• New generation propeller repair equipment used for cropping in Singapore

    New generation propeller repair equipment used for cropping in Singapore


    Recently a team of Hydrex diver/technicians performed a propeller blade operation on a 300-meter container vessel in Singapore. All six blades of the vessel’s propeller were damaged and needed to be cropped.

    Having developed different procedures for different kinds of damage, Hydrex is equipped and trained to make the best of a bent or broken propeller. Ideally, the in-house developed cold straightening technique is used. This procedure enables Hydrex to straighten damaged blades in-water, allowing commercial operations to continue without the need to drydock.

    In the following example cropping was the only option as the damage to the propeller blades was too great to allow cold straightening. This kind of repair is carried out with the propeller blade cutting equipment developed by the Hydrex research department. In cases where there is an even number of blades an identical piece will be cropped from the opposite blade to restore the hydrodynamic stability of the propeller. By doing so, the best possible efficiency is obtained.

    The six blades of a container vessel’s propeller were severely bent. An on-site solution was needed to restore the propeller’s balance and efficiency. A Hydrex diver/technicians team was therefore rapidly mobilized to the ship’s location to restore the damaged blades to as close to their original condition as possible.

    Because the ship could be trimmed enough to bring the blades above water, a scaffolding was installed around the propeller. This allowed the team to perform the operation in the dry.

    The operation started with a detailed survey of the affected propeller blades. The inspection revealed that the six blades were bent over angles of up to 90 degrees. The team then used the information acquired during the inspection to calculate and determine the correct measurements needed to modify the trailing edges of the propeller blades. Next the divers cropped the blades one by one to give them the correct radius. When the cropping was complete, the blades were polished to make sure that any remaining loss of efficiency would be minimal.

    The success of the operation was confirmed by the customer. After the operation the vessels completed sea trial and “managed to increase RPM up to 93 and developed 21 knots,” said Maxim Bolduev, Deputy Fleet Manager Southern Shipmanagement. “Before propeller trimming we got 53 RPM and only 14 knots.”

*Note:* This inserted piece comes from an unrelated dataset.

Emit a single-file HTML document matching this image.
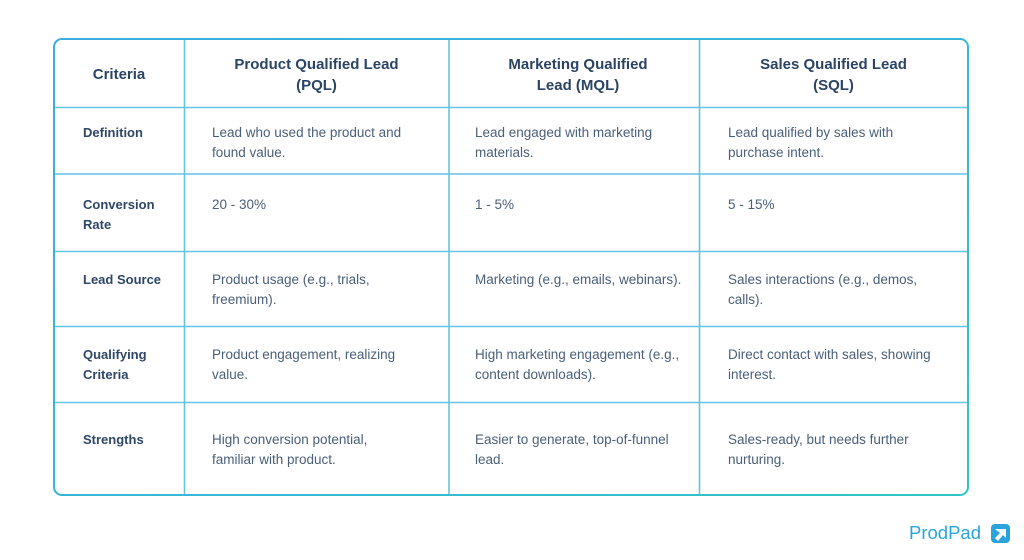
<!DOCTYPE html>
<html>
<head>
<meta charset="utf-8">
<style>
  html,body{margin:0;padding:0;background:#fff;}
  body{width:1024px;height:560px;position:relative;overflow:hidden;font-family:"Liberation Sans",sans-serif;}
  .t{position:absolute;white-space:nowrap;}
  .h{font-weight:bold;font-size:15px;line-height:21px;color:#2b4463;text-align:center;}
  .l{font-weight:bold;font-size:13px;line-height:20px;color:#2e4766;}
  .b{font-size:13.5px;line-height:20px;color:#4a5f78;}
  .logo{position:absolute;left:909px;top:521px;font-size:18.5px;color:#2aa5dc;line-height:24px;}
</style>
</head>
<body>
<svg width="1024" height="560" style="position:absolute;left:0;top:0">
  <defs>
    <linearGradient id="g" x1="0" y1="0" x2="1" y2="1">
      <stop offset="0" stop-color="#39aedf"/>
      <stop offset="0.6" stop-color="#37b8d8"/>
      <stop offset="1" stop-color="#2ec6c3"/>
    </linearGradient>
  </defs>
  <g stroke="#62c5e3" stroke-width="1.6">
    <line x1="184.5" y1="39" x2="184.5" y2="495"/>
    <line x1="449" y1="39" x2="449" y2="495"/>
    <line x1="699.5" y1="39" x2="699.5" y2="495"/>
    <line x1="54" y1="107.5" x2="968" y2="107.5"/>
    <line x1="54" y1="174" x2="968" y2="174"/>
    <line x1="54" y1="251.5" x2="968" y2="251.5"/>
    <line x1="54" y1="326.5" x2="968" y2="326.5"/>
    <line x1="54" y1="402.5" x2="968" y2="402.5"/>
  </g>
  <rect x="54" y="39" width="914" height="456" rx="8" ry="8" fill="none" stroke="url(#g)" stroke-width="2"/>
  <!-- logo icon -->
  <rect x="991" y="524" width="19" height="19" rx="4" fill="#2aa5dc"/>
  <path d="M995 529 L1006 529 L1006 538 L1003 535 L998 541 L995 538 L1000 533 Z" fill="#fff"/>
</svg>

<!-- header -->
<div class="t h" style="left:54px;width:130px;top:63.5px;">Criteria</div>
<div class="t h" style="left:184px;width:295px;margin-left:-15px;top:53.5px;">Product Qualified Lead<br>(PQL)</div>
<div class="t h" style="left:449px;width:258px;top:53.5px;">Marketing Qualified<br>Lead (MQL)</div>
<div class="t h" style="left:699px;width:269px;top:53.5px;">Sales Qualified Lead<br>(SQL)</div>

<!-- labels -->
<div class="t l" style="left:83px;top:123px;">Definition</div>
<div class="t l" style="left:83px;top:195px;">Conversion<br>Rate</div>
<div class="t l" style="left:83px;top:270px;">Lead Source</div>
<div class="t l" style="left:83px;top:345px;">Qualifying<br>Criteria</div>
<div class="t l" style="left:83px;top:430px;">Strengths</div>

<!-- PQL -->
<div class="t b" style="left:212px;top:123px;">Lead who used the product and<br>found value.</div>
<div class="t b" style="left:212px;top:195px;">20 - 30%</div>
<div class="t b" style="left:212px;top:270px;">Product usage (e.g., trials,<br>freemium).</div>
<div class="t b" style="left:212px;top:345px;">Product engagement, realizing<br>value.</div>
<div class="t b" style="left:212px;top:430px;">High conversion potential,<br>familiar with product.</div>

<!-- MQL -->
<div class="t b" style="left:475px;top:123px;">Lead engaged with marketing<br>materials.</div>
<div class="t b" style="left:475px;top:195px;">1 - 5%</div>
<div class="t b" style="left:475px;top:270px;">Marketing (e.g., emails, webinars).</div>
<div class="t b" style="left:475px;top:345px;">High marketing engagement (e.g.,<br>content downloads).</div>
<div class="t b" style="left:475px;top:430px;">Easier to generate, top-of-funnel<br>lead.</div>

<!-- SQL -->
<div class="t b" style="left:728px;top:123px;">Lead qualified by sales with<br>purchase intent.</div>
<div class="t b" style="left:728px;top:195px;">5 - 15%</div>
<div class="t b" style="left:728px;top:270px;">Sales interactions (e.g., demos,<br>calls).</div>
<div class="t b" style="left:728px;top:345px;">Direct contact with sales, showing<br>interest.</div>
<div class="t b" style="left:728px;top:430px;">Sales-ready, but needs further<br>nurturing.</div>

<div class="logo">ProdPad</div>
</body>
</html>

    Our R&D department is constantly looking into ways to enhance the available propeller repair techniques even further to improve our services. New models of both the straightening and the cutting machines have recently been put into service. These allow us to straighten blades that could previously only have been cropped and to crop extremely damaged blades with only a minimal loss of efficiency for the propeller. Both types of repairs can be carried out on-site and underwater, allowing the ship to return to commercial operations without the need to drydock.